» Information provided
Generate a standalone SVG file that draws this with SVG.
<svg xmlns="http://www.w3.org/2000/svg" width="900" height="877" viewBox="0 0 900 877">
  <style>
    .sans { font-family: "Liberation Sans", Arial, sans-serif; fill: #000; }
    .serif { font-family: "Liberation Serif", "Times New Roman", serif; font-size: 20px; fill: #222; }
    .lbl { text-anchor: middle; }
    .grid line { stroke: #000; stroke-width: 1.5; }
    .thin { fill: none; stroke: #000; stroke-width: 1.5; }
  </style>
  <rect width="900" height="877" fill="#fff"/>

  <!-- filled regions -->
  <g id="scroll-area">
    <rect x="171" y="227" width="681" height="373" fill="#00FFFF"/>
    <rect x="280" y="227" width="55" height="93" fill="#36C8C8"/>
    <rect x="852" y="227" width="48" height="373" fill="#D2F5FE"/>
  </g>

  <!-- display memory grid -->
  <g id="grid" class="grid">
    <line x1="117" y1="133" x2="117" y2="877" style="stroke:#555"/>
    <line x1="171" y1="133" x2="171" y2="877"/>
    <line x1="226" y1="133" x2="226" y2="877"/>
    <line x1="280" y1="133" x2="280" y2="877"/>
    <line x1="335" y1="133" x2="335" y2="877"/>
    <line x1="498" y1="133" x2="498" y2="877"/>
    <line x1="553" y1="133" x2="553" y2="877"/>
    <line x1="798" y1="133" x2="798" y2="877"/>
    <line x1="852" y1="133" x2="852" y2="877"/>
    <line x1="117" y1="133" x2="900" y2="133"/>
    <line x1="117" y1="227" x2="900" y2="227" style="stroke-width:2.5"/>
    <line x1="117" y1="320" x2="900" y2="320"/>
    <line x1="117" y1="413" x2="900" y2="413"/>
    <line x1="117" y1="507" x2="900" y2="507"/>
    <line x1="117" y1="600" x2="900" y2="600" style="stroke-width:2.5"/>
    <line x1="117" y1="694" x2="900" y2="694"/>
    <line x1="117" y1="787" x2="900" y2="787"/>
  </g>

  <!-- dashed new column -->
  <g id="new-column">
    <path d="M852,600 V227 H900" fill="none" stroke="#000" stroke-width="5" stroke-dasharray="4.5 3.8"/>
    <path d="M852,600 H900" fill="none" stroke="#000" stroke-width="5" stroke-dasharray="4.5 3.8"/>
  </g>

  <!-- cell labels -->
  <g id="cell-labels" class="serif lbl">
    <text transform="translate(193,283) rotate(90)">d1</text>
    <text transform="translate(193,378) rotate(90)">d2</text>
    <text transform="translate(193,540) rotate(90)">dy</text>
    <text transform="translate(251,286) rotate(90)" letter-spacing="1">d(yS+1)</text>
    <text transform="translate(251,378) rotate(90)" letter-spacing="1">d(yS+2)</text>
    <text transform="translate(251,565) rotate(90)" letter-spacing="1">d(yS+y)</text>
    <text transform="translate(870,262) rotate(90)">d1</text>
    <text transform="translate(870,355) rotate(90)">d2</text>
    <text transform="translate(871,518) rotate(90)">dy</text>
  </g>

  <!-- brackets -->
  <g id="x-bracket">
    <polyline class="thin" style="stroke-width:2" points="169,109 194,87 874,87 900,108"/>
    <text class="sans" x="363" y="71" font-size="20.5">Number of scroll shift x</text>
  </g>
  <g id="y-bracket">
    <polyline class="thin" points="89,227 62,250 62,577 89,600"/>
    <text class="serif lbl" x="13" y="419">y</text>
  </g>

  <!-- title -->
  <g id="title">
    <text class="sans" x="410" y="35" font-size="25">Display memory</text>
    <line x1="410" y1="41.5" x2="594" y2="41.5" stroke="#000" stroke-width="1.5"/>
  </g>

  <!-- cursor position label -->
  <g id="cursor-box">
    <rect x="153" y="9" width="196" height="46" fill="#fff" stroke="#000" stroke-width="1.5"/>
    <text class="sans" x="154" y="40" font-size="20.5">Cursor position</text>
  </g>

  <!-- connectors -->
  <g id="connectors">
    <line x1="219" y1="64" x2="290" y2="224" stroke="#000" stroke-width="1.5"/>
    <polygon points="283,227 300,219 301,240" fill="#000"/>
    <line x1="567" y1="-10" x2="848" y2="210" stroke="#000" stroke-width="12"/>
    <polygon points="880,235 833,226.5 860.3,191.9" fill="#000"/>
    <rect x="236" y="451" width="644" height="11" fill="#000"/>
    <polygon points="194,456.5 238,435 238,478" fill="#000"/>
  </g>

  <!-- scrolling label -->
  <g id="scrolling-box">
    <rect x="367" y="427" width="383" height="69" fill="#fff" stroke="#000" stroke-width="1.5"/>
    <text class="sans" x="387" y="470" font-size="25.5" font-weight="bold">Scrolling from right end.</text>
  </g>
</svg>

---

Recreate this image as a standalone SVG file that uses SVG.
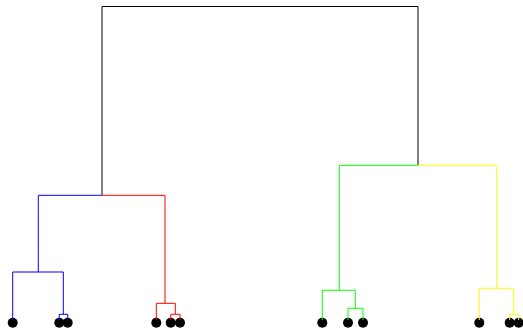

---

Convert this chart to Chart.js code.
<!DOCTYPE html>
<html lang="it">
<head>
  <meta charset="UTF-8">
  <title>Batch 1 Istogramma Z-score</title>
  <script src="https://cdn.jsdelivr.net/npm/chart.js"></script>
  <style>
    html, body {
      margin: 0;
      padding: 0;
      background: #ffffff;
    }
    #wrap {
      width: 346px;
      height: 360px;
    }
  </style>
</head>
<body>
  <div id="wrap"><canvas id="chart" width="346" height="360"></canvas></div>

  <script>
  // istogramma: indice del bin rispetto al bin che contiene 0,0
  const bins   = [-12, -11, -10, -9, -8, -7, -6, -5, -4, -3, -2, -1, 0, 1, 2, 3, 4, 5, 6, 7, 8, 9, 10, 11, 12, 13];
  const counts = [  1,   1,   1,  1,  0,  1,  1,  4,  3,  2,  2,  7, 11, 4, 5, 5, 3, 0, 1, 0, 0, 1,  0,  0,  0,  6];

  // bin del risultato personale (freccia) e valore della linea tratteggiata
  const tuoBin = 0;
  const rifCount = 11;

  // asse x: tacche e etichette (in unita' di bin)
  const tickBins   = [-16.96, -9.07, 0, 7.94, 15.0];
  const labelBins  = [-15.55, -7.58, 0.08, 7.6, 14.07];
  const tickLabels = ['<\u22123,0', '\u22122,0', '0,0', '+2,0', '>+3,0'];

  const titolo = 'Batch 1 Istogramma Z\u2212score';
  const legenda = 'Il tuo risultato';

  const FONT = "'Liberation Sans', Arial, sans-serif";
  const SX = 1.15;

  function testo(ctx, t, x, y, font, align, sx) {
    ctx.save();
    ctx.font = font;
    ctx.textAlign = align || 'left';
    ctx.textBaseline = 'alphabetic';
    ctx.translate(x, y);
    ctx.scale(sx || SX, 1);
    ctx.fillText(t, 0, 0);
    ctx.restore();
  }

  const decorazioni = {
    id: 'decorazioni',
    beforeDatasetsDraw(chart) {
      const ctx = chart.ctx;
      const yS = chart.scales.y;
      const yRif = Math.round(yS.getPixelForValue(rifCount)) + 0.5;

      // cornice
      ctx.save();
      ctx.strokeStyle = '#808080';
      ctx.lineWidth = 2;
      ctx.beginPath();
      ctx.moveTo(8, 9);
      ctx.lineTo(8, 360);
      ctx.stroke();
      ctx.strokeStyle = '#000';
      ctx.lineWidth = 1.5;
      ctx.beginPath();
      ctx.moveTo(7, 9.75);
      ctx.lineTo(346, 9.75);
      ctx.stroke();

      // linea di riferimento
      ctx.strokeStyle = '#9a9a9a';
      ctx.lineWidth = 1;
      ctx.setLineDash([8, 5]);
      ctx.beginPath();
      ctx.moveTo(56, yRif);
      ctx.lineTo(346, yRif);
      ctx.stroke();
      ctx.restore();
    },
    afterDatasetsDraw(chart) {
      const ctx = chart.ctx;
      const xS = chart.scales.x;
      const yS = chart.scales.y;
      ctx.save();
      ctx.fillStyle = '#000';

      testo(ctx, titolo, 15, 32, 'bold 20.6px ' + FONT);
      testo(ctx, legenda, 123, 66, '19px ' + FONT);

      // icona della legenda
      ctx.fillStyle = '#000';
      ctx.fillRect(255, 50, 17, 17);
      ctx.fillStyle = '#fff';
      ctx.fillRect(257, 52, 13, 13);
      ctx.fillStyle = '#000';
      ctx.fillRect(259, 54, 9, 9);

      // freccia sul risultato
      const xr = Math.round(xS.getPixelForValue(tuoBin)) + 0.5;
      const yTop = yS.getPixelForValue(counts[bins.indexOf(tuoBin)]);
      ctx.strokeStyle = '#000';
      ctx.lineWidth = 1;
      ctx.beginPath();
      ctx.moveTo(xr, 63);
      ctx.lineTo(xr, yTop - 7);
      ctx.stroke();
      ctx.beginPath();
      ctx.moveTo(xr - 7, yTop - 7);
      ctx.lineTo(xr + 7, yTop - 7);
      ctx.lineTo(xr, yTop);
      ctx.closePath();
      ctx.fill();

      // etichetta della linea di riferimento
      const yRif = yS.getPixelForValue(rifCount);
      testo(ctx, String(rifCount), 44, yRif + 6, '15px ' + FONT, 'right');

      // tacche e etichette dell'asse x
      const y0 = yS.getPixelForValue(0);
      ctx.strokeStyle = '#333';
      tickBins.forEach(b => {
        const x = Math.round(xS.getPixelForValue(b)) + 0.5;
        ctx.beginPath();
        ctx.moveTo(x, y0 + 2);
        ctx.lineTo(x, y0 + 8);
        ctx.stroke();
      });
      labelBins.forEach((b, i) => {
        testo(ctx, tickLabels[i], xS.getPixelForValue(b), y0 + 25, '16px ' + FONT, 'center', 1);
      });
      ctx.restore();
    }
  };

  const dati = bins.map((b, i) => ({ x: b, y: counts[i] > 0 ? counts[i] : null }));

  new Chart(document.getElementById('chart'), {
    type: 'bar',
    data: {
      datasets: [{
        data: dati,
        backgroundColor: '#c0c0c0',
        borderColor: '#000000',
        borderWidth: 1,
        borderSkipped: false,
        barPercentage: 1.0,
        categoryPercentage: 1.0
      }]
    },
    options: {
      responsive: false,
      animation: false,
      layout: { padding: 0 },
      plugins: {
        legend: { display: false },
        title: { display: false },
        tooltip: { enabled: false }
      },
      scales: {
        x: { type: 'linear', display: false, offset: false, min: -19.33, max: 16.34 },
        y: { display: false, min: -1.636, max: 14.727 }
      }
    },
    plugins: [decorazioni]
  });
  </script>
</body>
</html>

» Written instruction
Pull out each line holding the string "that".

» Task response
Generate a standalone SVG file that draws this with SVG.
Recreate this image as a standalone SVG file that uses SVG.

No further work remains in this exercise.